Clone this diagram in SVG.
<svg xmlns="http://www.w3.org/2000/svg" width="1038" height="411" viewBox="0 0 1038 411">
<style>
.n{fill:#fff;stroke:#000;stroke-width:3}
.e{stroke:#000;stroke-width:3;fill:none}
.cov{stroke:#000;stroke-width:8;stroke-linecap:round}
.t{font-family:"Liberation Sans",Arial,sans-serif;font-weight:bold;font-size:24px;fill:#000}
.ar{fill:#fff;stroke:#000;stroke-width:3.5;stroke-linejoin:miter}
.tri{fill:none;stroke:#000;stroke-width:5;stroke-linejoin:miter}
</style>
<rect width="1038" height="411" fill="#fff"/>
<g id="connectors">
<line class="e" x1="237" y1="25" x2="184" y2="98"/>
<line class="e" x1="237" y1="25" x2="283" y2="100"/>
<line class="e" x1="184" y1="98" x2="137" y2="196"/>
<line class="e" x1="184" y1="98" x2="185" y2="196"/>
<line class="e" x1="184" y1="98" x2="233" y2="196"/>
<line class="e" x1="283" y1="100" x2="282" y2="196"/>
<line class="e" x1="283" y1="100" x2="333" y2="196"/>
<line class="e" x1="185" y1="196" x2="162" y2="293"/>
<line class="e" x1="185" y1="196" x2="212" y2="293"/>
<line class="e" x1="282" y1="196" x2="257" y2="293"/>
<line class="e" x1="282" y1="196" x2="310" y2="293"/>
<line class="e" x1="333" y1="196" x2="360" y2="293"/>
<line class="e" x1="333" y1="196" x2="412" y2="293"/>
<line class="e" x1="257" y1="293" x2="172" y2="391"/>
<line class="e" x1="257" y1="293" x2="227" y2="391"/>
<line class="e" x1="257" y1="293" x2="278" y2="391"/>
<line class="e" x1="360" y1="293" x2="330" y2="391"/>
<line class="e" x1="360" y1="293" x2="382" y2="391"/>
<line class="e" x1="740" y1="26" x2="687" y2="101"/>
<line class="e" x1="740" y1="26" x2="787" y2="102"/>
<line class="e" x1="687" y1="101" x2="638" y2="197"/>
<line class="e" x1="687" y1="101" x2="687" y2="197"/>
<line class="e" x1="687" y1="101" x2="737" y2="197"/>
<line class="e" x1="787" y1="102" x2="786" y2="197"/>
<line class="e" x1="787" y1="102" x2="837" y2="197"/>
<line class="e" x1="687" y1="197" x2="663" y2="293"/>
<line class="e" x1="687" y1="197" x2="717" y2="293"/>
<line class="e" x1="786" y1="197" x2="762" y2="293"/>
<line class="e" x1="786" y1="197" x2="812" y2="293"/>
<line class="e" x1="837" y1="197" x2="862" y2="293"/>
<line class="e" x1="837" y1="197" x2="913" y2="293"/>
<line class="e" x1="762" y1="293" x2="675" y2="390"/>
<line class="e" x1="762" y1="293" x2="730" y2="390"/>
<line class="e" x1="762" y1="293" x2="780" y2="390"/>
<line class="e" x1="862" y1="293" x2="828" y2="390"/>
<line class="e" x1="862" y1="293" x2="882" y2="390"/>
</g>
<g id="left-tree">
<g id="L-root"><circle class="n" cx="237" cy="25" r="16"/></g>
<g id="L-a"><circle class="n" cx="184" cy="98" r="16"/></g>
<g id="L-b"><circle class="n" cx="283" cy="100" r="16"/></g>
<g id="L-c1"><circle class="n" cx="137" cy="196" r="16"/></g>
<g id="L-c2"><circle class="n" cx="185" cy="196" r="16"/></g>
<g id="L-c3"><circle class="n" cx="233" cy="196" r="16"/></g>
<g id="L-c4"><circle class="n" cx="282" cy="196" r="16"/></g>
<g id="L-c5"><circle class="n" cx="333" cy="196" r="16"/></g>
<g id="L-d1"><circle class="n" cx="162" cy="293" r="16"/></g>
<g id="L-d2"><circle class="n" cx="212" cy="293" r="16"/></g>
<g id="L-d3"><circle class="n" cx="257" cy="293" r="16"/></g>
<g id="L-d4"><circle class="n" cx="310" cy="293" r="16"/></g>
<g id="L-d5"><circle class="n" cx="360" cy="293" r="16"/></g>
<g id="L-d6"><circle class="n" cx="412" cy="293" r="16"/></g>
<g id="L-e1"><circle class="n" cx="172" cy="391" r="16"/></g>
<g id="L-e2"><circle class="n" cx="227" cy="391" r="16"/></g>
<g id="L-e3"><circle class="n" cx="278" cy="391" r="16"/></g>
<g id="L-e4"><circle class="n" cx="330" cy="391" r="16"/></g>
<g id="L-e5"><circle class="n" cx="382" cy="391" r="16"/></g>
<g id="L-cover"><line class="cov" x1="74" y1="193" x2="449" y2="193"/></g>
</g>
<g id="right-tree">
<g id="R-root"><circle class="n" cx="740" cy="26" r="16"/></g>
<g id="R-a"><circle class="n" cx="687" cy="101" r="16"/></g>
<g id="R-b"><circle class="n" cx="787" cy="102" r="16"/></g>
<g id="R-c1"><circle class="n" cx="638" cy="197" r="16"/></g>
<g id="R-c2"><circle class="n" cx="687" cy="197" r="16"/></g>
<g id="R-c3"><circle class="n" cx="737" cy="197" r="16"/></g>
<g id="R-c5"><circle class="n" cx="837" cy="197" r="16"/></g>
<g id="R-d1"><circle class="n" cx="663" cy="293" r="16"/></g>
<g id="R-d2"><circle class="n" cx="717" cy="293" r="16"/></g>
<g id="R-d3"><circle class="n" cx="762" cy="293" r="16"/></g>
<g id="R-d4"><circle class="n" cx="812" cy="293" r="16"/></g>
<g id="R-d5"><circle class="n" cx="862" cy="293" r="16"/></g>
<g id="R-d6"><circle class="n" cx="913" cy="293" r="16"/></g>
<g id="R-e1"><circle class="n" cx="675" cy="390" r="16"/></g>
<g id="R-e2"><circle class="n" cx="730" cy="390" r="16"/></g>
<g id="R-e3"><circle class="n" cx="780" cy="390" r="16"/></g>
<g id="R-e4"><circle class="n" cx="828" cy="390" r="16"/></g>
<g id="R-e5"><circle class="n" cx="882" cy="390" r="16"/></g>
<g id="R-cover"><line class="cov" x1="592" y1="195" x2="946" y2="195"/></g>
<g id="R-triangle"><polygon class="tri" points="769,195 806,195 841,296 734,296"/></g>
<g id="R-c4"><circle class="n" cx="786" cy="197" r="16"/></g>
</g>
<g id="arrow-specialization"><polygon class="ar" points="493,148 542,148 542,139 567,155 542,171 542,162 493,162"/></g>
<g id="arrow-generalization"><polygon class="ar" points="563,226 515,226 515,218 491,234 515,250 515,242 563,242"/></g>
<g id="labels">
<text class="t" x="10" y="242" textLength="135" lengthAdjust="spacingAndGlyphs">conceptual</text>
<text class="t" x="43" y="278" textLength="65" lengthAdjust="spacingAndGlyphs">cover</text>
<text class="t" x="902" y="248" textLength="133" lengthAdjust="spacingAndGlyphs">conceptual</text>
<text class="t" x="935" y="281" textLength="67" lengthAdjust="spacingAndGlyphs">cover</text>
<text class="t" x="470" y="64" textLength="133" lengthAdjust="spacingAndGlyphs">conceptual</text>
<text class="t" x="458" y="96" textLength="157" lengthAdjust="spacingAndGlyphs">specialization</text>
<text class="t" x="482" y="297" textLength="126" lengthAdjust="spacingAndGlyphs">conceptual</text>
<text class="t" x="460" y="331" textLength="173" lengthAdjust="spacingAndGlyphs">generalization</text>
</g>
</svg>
________________________________________
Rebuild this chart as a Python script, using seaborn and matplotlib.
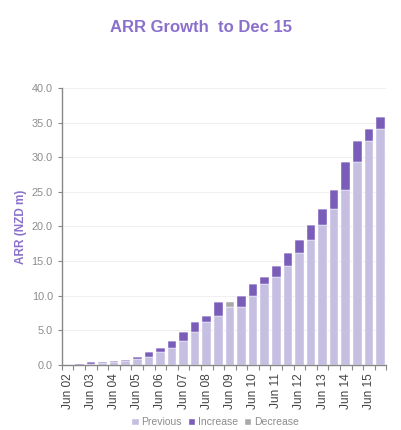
________________________________________
■ WHAT THE EXERCISE ASKS: Copy each line of the records that contains the word "this".

■ FINISHED EXERCISE:
Clone this diagram in SVG.
Rebuild this chart as a Python script, using seaborn and matplotlib.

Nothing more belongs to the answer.